The concept that government policies are driven with the even the slightest attention to what is best for the greater good of the economy and country is no longer even considered because they know that the general public is, in the main, too stupid(edit: i would prefer words like uneducated regards markets, gullible regards markets, naive regards markets, and thus perfect patsies to the criminally greedy WS that want all the money for themselves and their rich clients-max) to realize they are getting hosed in favor of the elite monied interests that have bought control of our democracy.
The market will only go down hard when things become so bad that some of the major players on the inside realize that the opportunity costs of staying in the "pump game" have become too uncertain and some of them secretly abandon the "pump game" and covertly begin shorting and selling the market in size to position themselves for the eventual brake.
I don't think we are that far from that point at which some of the greedier pigmen realize that the short side appears to be just too juicy to risk missing some carreer sized opportunities by over staying the pump game no matter how well it has worked for them in the last five years.

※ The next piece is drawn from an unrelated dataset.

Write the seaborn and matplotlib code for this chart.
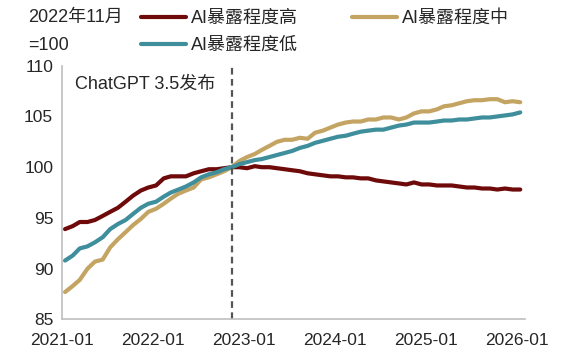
"""AI exposure employment index chart (2022-11 = 100)."""
import matplotlib
matplotlib.use("Agg")
import matplotlib.pyplot as plt
import matplotlib.dates as mdates
import numpy as np
import pandas as pd
import seaborn as sns

# monthly values, 2021-01 .. 2026-01
months = pd.date_range("2021-01-01", periods=61, freq="MS")

high = [93.9, 94.2, 94.6, 94.6, 94.8, 95.2, 95.6, 96.0, 96.6, 97.2,
        97.7, 98.0, 98.2, 98.9, 99.1, 99.1, 99.1, 99.4, 99.6, 99.8,
        99.8, 99.9, 100.0, 100.0, 99.9, 100.1, 100.0, 100.0, 99.9, 99.8,
        99.7, 99.6, 99.4, 99.3, 99.2, 99.1, 99.1, 99.0, 99.0, 98.9,
        98.9, 98.7, 98.6, 98.5, 98.4, 98.3, 98.5, 98.3, 98.3, 98.2,
        98.2, 98.2, 98.1, 98.0, 98.0, 97.9, 97.9, 97.8, 97.9, 97.8,
        97.8]
mid = [87.7, 88.3, 88.9, 90.0, 90.7, 90.9, 92.1, 92.9, 93.6, 94.3,
       94.9, 95.6, 95.9, 96.4, 96.9, 97.4, 97.7, 98.0, 98.8, 99.0,
       99.3, 99.6, 100.0, 100.6, 101.0, 101.3, 101.7, 102.1, 102.5, 102.7,
       102.7, 102.9, 102.8, 103.4, 103.6, 103.9, 104.2, 104.4, 104.5, 104.5,
       104.7, 104.7, 104.9, 104.9, 104.7, 104.9, 105.3, 105.5, 105.5, 105.7,
       106.0, 106.1, 106.3, 106.5, 106.6, 106.6, 106.7, 106.7, 106.4, 106.5,
       106.4]
low = [90.8, 91.3, 92.0, 92.2, 92.6, 93.1, 93.9, 94.4, 94.8, 95.4,
       96.0, 96.4, 96.6, 97.1, 97.5, 97.8, 98.1, 98.5, 99.0, 99.3,
       99.5, 99.8, 100.0, 100.3, 100.5, 100.7, 100.8, 101.0, 101.2, 101.4,
       101.6, 101.9, 102.1, 102.4, 102.6, 102.8, 103.0, 103.1, 103.3, 103.5,
       103.6, 103.7, 103.7, 103.9, 104.1, 104.2, 104.4, 104.4, 104.4, 104.5,
       104.6, 104.6, 104.7, 104.7, 104.8, 104.9, 104.9, 105.0, 105.1, 105.2,
       105.4]

series_names = ["AI暴露程度高", "AI暴露程度中", "AI暴露程度低"]
colors = {"AI暴露程度高": "#6E0A0A", "AI暴露程度中": "#C4A462", "AI暴露程度低": "#3E8E9C"}
release_date = pd.Timestamp("2022-11-15")
release_label = "ChatGPT 3.5发布"

sns.set_style("white")
plt.rcParams["font.family"] = ["Liberation Sans", "Noto Sans CJK SC"]
plt.rcParams["axes.unicode_minus"] = False

# points sit mid-month
dates = months + pd.Timedelta(days=14)
df = pd.DataFrame({"date": np.tile(dates, 3),
                   "value": high + mid + low,
                   "series": np.repeat(series_names, len(dates))})

fig = plt.figure(figsize=(5.7, 3.63), dpi=100)
ax = fig.add_axes([0.108, 0.12, 0.813, 0.699])

sns.lineplot(data=df, x="date", y="value", hue="series", hue_order=series_names,
             palette=colors, linewidth=3, ax=ax, legend=False)

ax.axvline(release_date, color="#555555", linestyle=(0, (3, 2)), linewidth=1.6)
ax.text(pd.Timestamp("2021-02-25"), 108.2, release_label, fontsize=13, va="center")

ax.set_ylim(85, 110)
ax.set_yticks([85, 90, 95, 100, 105, 110])
ax.set_xlim(pd.Timestamp("2021-01-01"), pd.Timestamp("2026-02-03"))
ax.set_xticks(pd.date_range("2021-01-01", "2026-01-01", freq="YS"))
ax.xaxis.set_major_formatter(mdates.DateFormatter("%Y-%m"))
ax.set_xlabel("")
ax.set_ylabel("")

for side in ["top", "right"]:
    ax.spines[side].set_visible(False)
for side in ["left", "bottom"]:
    ax.spines[side].set_color("#BFBFBF")
    ax.spines[side].set_linewidth(1.2)
ax.tick_params(axis="x", direction="in", length=4, color="#BFBFBF", labelsize=12.5, pad=10)
ax.tick_params(axis="y", direction="out", length=3, color="#BFBFBF", labelsize=12.5, pad=3)

# legend in header
handles = [plt.Line2D([], [], color=colors[n], linewidth=3) for n in series_names]
order = [0, 2, 1]
fig.legend([handles[i] for i in order], [series_names[i] for i in order],
           ncol=2, loc="center left", bbox_to_anchor=(0.235, 0.912), frameon=False,
           fontsize=13, handlelength=2.5, handletextpad=0.25, columnspacing=3.0,
           labelspacing=0.55, borderaxespad=0)
fig.text(0.049, 0.953, "2022年11月", fontsize=13, va="center")
fig.text(0.049, 0.876, "=100", fontsize=13, va="center")

fig.savefig("out.png", dpi=100)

Then the market will really puke, the Fed and the Treasury will realize they have lost control and the investing public will be awakened by a loud sucking sound from wall street as the value of their IRA's and 401k's collapse and to what has been screamingly obvious, if you dared to look, that not even god has enough liquidity to stop this train wreck.
I think the only reason we haven't had a headline grabbing counter-party failure that would also ignite this coming fire storm is the word is out to the hedge funds and banks that they can mark their trillions of derivative waste anywhere they want while those at the Fed keep smiling and claiming they are on the case, all the while praying for a miracle that they apparently think will arrive from the dessert, wearing robes, carrying sacks of freshly depreciated dollars, dispatched to them by our hard working citizens and newly smelling of camel.
Oh, the irony of it. The sock puppet is reduced to trying to save the Republic by passing the hat to the sand jockeys or the chicoms.>>
i Highlight:"...that not even god has enough liquidity to stop this train wreck."